WASHINGTON –  Supreme Court nominee Brett Kavanaugh is facing questions on his environmental record.

Throughout his time on the U.S. Court of Appeals for the District of Columbia, Kavanaugh voted in a number of high-profile cases to limit Environmental Protection Agency rules.

“One of the largest areas of caseload that he has on the DC Circuit has been environmental cases,” said Courtney Hight with the Sierra Club.

Hight worries about Kavanaugh’s approach to interpreting environmental law and how it could impact states like Florida.

“His record on not believing that the EPA should regulate greenhouse gases, that means all the chemicals that go into creating climate change will then be out in the atmosphere that we breathe, that goes into the ocean and into our water,” Hight said.

A case that could head to the high court in the near future is the Clean Water Act, the primary federal law addressing water pollution. If confirmed, Kavanaugh could have the key vote on the court on environmental cases.

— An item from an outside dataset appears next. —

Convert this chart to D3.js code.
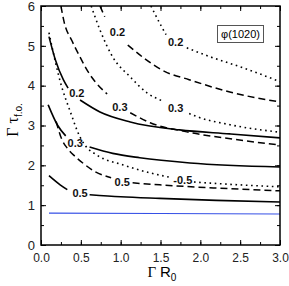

“That will have an impact not just on Florida but people across the country, potentially 1 in 3 people across the country will be affected by this decision,” Hight explained.

Republicans on the committee are defending Kavanaugh’s environmental record, describing him as a judge who follows the letter of the law and calling on Congress to pass more legislation to ensure regulations are in place.

“Congress ought to be embracing more of the responsibility again because voters can vote for us or against us. That’s the sort of accountability we need in our political system,” said Sen. John Cornyn (R) Texas in an interview with Spectrum News. “Judges again don’t decide pro-environment or anti-environment, they interpret the laws as written by Congress and under the constitution.”

In answering questions on his record, Kavanaugh presented himself as an impartial jurist on Wednesday.

“I’m a pro-law judge and in environmental cases, in some cases, I’ve ruled against environmental interests. In many cases, I’ve ruled for environmental interests,” Judge Brett Kavanaugh testified.

However, the future of environmental regulations with Kavanaugh on the court is uncertain.

“It’s how we protect our basic civil rights, it comes through the government. We need a fully-functioning government to protect the people of this country,” Hight said.

When the Supreme Court decides environmental cases, its primary role is usually defining the scope of agency authority under one of the major environmental statutes.